A Discrete Element Framework for Modeling the Mechanical Behaviour of Snow PART I: Mechanical Behaviour and Numerical Model

A framework for investigating the mechanics of snow is proposed based on an advanced
micro-scale approach. Varying strain rates, densities and temperatures are taken into account. Natural hazards i.e. snow avalanches are triggered by snow deforming at low rates, while a large group of industrial applications concerning driving safety or winter sport activities require an understanding of snow behaviour under high deformation rates. On the
micro-scale, snow is considered to consist of ice grains joined by ice bonds to build a porous
structure. Deformation and failure of bonds and the inter-granular collisions of ice grains
determine the macroscopic response under mechanical load. Therefore, this study proposes
an inter-granular bond and collision model for snow based on the discrete element method
(DEM) to describe interaction on a grain-scale.
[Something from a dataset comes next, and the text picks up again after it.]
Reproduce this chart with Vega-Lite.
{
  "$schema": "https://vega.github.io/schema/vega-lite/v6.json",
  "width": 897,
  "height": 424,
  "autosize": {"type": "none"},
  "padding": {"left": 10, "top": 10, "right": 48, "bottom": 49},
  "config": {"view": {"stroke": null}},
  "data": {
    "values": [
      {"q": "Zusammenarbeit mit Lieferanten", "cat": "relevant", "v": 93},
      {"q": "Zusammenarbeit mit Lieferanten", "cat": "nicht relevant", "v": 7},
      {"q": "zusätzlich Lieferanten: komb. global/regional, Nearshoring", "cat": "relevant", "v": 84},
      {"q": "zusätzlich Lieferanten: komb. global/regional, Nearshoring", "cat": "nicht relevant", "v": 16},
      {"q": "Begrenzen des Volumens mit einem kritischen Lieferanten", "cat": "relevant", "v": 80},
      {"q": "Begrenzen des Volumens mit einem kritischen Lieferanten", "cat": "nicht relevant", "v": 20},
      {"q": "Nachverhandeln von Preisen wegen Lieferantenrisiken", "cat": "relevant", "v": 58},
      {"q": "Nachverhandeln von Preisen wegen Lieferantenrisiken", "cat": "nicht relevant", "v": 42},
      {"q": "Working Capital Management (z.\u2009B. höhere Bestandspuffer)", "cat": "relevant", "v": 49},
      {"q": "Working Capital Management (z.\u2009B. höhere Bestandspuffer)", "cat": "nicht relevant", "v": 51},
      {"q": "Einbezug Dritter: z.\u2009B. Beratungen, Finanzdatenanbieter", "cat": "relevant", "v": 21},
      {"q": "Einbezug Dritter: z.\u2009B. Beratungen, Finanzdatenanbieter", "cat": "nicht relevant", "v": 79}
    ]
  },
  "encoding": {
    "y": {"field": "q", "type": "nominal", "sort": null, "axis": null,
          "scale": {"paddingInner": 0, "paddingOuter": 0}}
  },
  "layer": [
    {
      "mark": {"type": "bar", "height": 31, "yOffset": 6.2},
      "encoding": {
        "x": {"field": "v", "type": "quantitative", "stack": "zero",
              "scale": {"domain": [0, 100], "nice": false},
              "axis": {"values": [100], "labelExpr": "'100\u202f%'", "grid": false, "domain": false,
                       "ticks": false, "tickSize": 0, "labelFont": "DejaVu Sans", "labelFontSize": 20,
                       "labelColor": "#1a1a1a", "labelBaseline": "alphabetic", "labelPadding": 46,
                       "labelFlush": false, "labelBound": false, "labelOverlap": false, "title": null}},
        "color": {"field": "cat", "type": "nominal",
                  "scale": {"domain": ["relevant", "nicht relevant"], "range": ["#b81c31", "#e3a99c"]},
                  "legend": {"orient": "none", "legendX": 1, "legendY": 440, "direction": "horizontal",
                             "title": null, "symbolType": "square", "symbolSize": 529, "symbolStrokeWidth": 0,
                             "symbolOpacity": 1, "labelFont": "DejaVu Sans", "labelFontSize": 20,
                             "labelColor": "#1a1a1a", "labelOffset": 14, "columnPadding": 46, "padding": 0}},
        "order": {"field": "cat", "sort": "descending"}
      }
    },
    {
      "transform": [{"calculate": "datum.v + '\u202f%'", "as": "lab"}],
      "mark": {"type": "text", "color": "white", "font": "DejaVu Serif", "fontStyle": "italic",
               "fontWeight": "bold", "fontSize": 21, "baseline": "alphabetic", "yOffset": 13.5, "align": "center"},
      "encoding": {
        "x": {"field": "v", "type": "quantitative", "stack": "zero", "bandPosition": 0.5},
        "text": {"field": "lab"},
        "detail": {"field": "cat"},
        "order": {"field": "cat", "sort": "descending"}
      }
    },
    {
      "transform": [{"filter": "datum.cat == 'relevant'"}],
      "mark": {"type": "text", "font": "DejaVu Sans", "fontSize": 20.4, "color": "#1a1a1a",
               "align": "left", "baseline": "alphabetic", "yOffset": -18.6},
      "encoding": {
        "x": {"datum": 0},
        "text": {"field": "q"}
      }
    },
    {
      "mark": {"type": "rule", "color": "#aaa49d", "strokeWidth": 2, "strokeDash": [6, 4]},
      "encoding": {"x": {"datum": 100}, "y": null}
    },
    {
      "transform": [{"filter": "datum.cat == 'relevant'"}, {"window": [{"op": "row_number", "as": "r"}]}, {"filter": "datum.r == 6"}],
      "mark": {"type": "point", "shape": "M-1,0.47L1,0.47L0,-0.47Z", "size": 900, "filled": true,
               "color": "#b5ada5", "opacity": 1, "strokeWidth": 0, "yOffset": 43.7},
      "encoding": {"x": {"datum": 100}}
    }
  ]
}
It aims at predicting the mechanical behaviour of ice particles under different strain rates using a unified approach. Thus, the proposed algorithm predicts the displacement of each individual grains due to inter-granular forces and torques that derive from bond deformation and grain collision. For this purpose, the inter-granular characteristics are approximated by an elastic viscous-plastic material law which is based on the temperature-dependent properties of poly-crystalline ice Ih.